The problem with Yoani’s project is that most Cubans have no access to the internet. It also emerges that among Ms Sanchez’s inspirations is a name I know well.

Nearly 15 years ago, I encountered the remarkable Eloy Gutierrez-Menoyo in Miami. He had been a commander on the revolution’s Escambray Front but, appalled by what he saw as its betrayal to the USSR, mounted what he called “revolution against the revolution” for which he was jailed for 22 years.

He passed seven of those years in solitary confinement playing chess against himself in his head and composing poetry, later set to music by Cuba’s great singer, Albita Rodriguez.

When he was released and defected to Florida, Gutierrez-Menoyo established a movement, Cambio Cubano, to campaign for peaceful change. He stood against the US embargo and for dialogue with Havana, for which his offices were firebombed by Cuban-Americans.  He joked: “If the communists jail me and the right wing want to kill me, I must be doing something right!” and promised in 1998 that our next meeting would be in Havana. “Impossible,” I replied. “So you were wrong,” jokes Gutierrez-Menoyo in his Havana apartment. “But not entirely – in theory I don’t exist in Cuba. I have no identity card, and no right to a home. But they couldn’t stop me coming back. I am engaged in activismo. For democracy, free unions and a free press”.

Gutierrez-Menoyo criticises some of the other dissidents for being too close to the United States. He said: “I fought one revolution which was betrayed to the Soviets and I don’t want another for the sake of the USA.”
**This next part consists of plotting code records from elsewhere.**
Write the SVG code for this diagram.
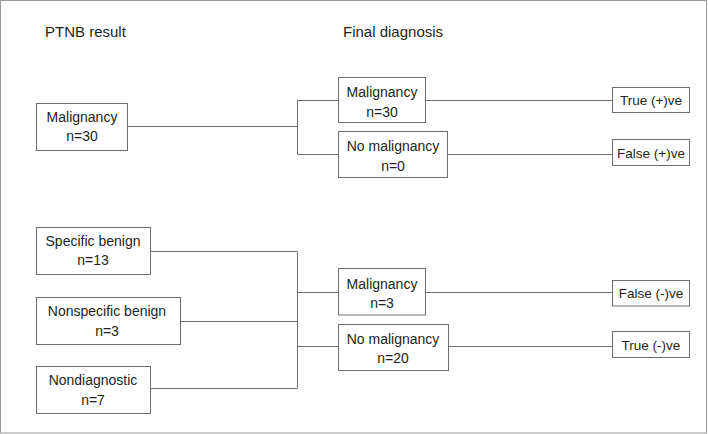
<svg xmlns="http://www.w3.org/2000/svg" width="708" height="434" viewBox="0 0 708 434">
<style>
.box{fill:#fff;stroke:#6d6d6d;stroke-width:1}
.ln{fill:none;stroke:#6d6d6d;stroke-width:1}
text{font-family:"Liberation Sans",Arial,sans-serif;fill:#231f20}
.h{font-size:15px}
.t{font-size:14px;text-anchor:middle}
.s{font-size:13.5px;text-anchor:middle}
</style>
<rect x="0.5" y="0.5" width="706" height="432.5" fill="#fff" stroke="#9a9a9a" stroke-width="1"/>
<text class="h" x="45" y="37">PTNB result</text>
<text class="h" x="343" y="37">Final diagnosis</text>
<g id="connectors">
<path class="ln" d="M127.5 126.5H297.5M297.5 100.5V154.5M297.5 100.5H338.5M297.5 154.5H338.5"/>
<path class="ln" d="M425.5 100.5H612.5M447.5 154.5H612.5"/>
<path class="ln" d="M150.5 251.5H297.5M180.5 321.5H297.5M150.5 388.5H297.5M297.5 251.5V388.5M297.5 292.5H338.5M297.5 346.5H338.5"/>
<path class="ln" d="M425.5 292.5H612.5M448.5 346.5H612.5"/>
</g>
<g id="ptnb-malignancy"><rect class="box" x="36.5" y="103.5" width="91" height="47"/><text class="t" x="82" y="122">Malignancy</text><text class="t" x="82" y="141">n=30</text></g>
<g id="fd-malignancy-30"><rect class="box" x="338.5" y="77.5" width="87" height="45"/><text class="t" x="382" y="97">Malignancy</text><text class="t" x="382" y="116.5">n=30</text></g>
<g id="fd-nomalignancy-0"><rect class="box" x="338.5" y="131.5" width="109" height="46"/><text class="t" x="393" y="150.5">No malignancy</text><text class="t" x="393" y="171">n=0</text></g>
<g id="true-pos"><rect class="box" x="612.5" y="87.5" width="77" height="25"/><text class="s" x="651" y="105">True (+)ve</text></g>
<g id="false-pos"><rect class="box" x="612.5" y="139.5" width="77" height="26"/><text class="s" x="651" y="157.5">False (+)ve</text></g>
<g id="specific-benign"><rect class="box" x="36.5" y="227.5" width="114" height="47"/><text class="t" x="93" y="245.5">Specific benign</text><text class="t" x="93" y="265">n=13</text></g>
<g id="nonspecific-benign"><rect class="box" x="36.5" y="297.5" width="144" height="47"/><text class="t" x="107" y="315.5">Nonspecific benign</text><text class="t" x="107" y="336">n=3</text></g>
<g id="nondiagnostic"><rect class="box" x="36.5" y="366.5" width="114" height="47"/><text class="t" x="93" y="385">Nondiagnostic</text><text class="t" x="93" y="405">n=7</text></g>
<g id="fd-malignancy-3"><rect class="box" x="338.5" y="268.5" width="87" height="46.5"/><text class="t" x="382" y="289">Malignancy</text><text class="t" x="382" y="308">n=3</text></g>
<g id="fd-nomalignancy-20"><rect class="box" x="338.5" y="324.5" width="110" height="46"/><text class="t" x="393" y="343.5">No malignancy</text><text class="t" x="393" y="363">n=20</text></g>
<g id="false-neg"><rect class="box" x="612.5" y="280.5" width="77" height="25.5"/><text class="s" x="651" y="298">False (-)ve</text></g>
<g id="true-neg"><rect class="box" x="612.5" y="331.5" width="77" height="26"/><text class="s" x="651" y="349.5">True (-)ve</text></g>
</svg>
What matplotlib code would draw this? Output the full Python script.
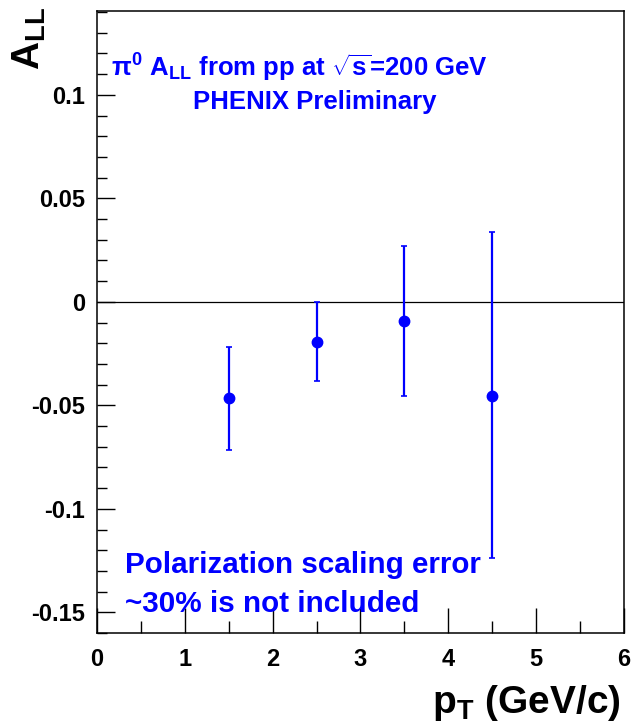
import numpy as np
import matplotlib
matplotlib.use('Agg')
import matplotlib.pyplot as plt
from matplotlib.ticker import MultipleLocator

# data
pt = [1.5, 2.5, 3.5, 4.5]
all_vals = [-0.0464, -0.0193, -0.0092, -0.0454]
err_up = [0.0247, 0.0193, 0.0362, 0.0792]
err_dn = [0.0251, 0.0189, 0.0362, 0.0786]
xticks = [0, 1, 2, 3, 4, 5, 6]
yticks = [-0.15, -0.1, -0.05, 0, 0.05, 0.1]
yticklabels = ['-0.15', '-0.1', '-0.05', '0', '0.05', '0.1']

plt.rcParams['font.family'] = ['Liberation Sans', 'DejaVu Sans']
plt.rcParams['font.weight'] = 'bold'
plt.rcParams['mathtext.fontset'] = 'custom'
plt.rcParams['mathtext.rm'] = 'Liberation Sans:bold'
plt.rcParams['mathtext.bf'] = 'Liberation Sans:bold'
plt.rcParams['mathtext.it'] = 'Liberation Sans:bold'
plt.rcParams['mathtext.sf'] = 'Liberation Sans:bold'

fig = plt.figure(figsize=(6.32, 7.27), dpi=100)
ax = fig.add_axes([0.1535, 0.1293, 0.8335, 0.8556])

blue = '#0000ff'
ax.axhline(0, color='black', lw=0.9, zorder=1)
ax.errorbar(pt, all_vals, yerr=[err_dn, err_up], fmt='o', color=blue,
            ms=7.5, elinewidth=1.6, capsize=2.5, capthick=1.2, zorder=3)

ax.set_xlim(0, 6)
ax.set_ylim(-0.160, 0.1405)
ax.set_xticks(xticks)
ax.set_yticks(yticks)
ax.set_yticklabels(yticklabels)
ax.xaxis.set_minor_locator(MultipleLocator(0.5))
ax.yaxis.set_minor_locator(MultipleLocator(0.01))
ax.tick_params(which='both', direction='in', top=False, right=False, width=1)
ax.tick_params(which='major', labelsize=17)
ax.tick_params(axis='x', which='major', length=18, pad=11)
ax.tick_params(axis='x', which='minor', length=9)
ax.tick_params(axis='y', which='major', length=13, pad=8.5)
ax.tick_params(axis='y', which='minor', length=7)
for lab in ax.get_xticklabels() + ax.get_yticklabels():
    lab.set_fontweight('bold')
for s in ax.spines.values():
    s.set_linewidth(1.1)

fig.text(0.047, 0.99, r'A$_{\mathrm{LL}}$', rotation=90, ha='center', va='top',
         fontsize=28, fontweight='bold')
fig.text(0.982, 0.006, r'p$_{\mathrm{T}}$ (GeV/c)', ha='right', va='bottom',
         fontsize=28, fontweight='bold')

ax.text(0.385, 0.8935, r'$\pi^{0}$ A$_{\mathrm{LL}}$ from pp at $\sqrt{\mathrm{s}}$=200 GeV',
        transform=ax.transAxes, ha='center', va='baseline', fontsize=18.5,
        color=blue, fontweight='bold')
ax.text(0.413, 0.8425, 'PHENIX Preliminary', transform=ax.transAxes, ha='center',
        va='baseline', fontsize=18.5, color=blue, fontweight='bold')
ax.text(0.053, 0.097, 'Polarization scaling error', transform=ax.transAxes,
        ha='left', va='baseline', fontsize=21.3, color=blue, fontweight='bold')
ax.text(0.053, 0.033, '~30% is not included', transform=ax.transAxes,
        ha='left', va='baseline', fontsize=21.3, color=blue, fontweight='bold')

fig.savefig('out.png', dpi=100)
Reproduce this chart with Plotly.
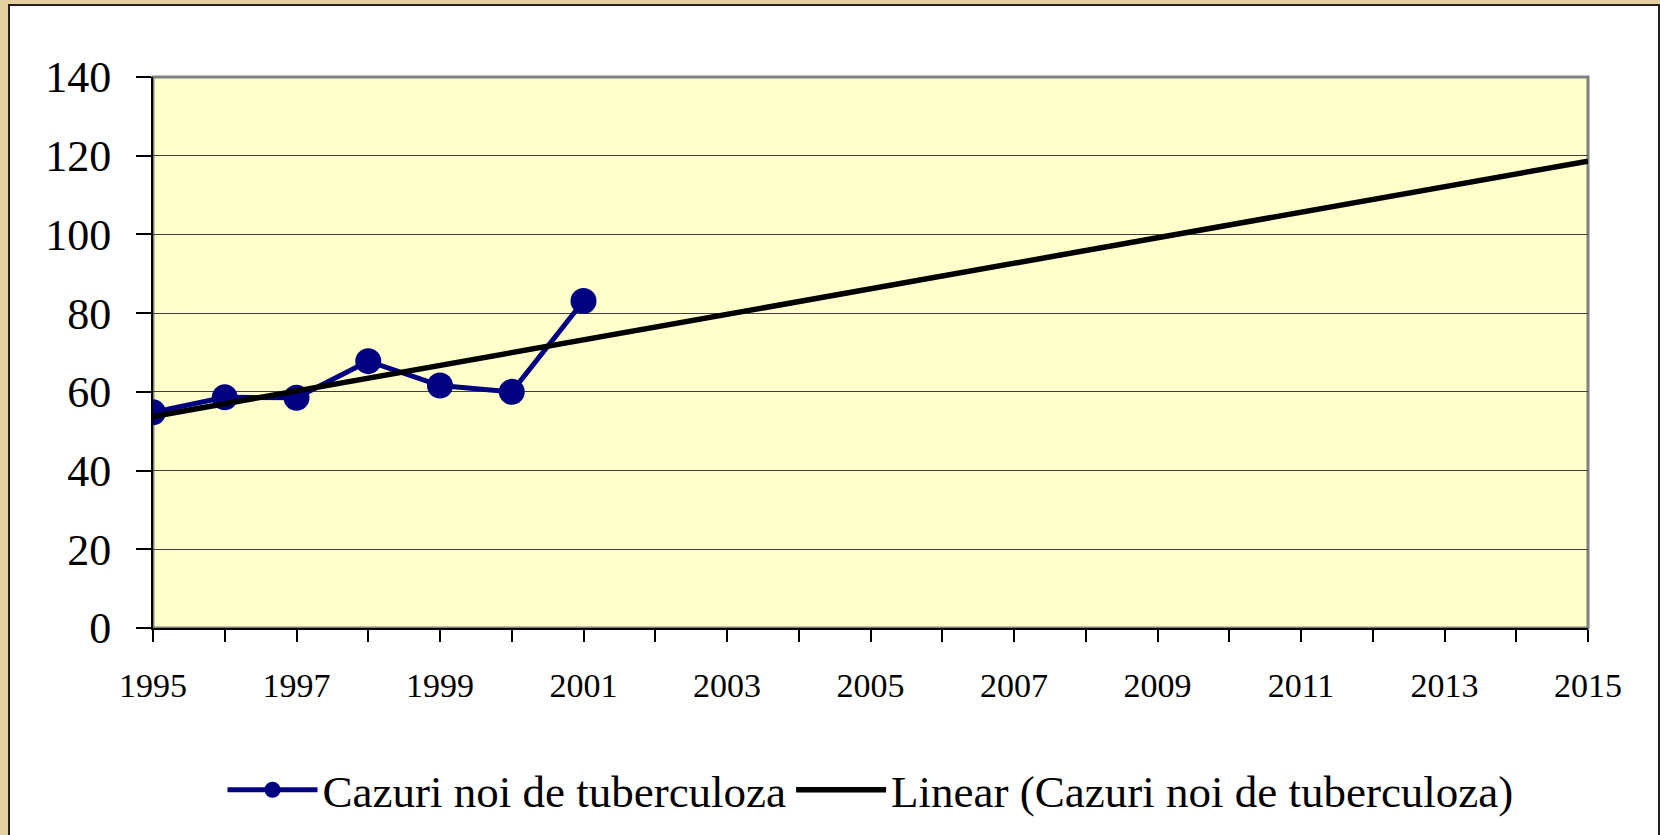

In her flat above the Havana skyline, Julita Nunez Pacheco stares at a picture of her husband, Adolfo, staring back from a button reading “Prisoner of Conscience,” as Amnesty International declared him and 74 others arrested suddenly.

“In Cuba,” says Julita, “You see open people, open faces, doors and windows. But inside every Cuban is their own policeman, only the policeman is getting weaker.”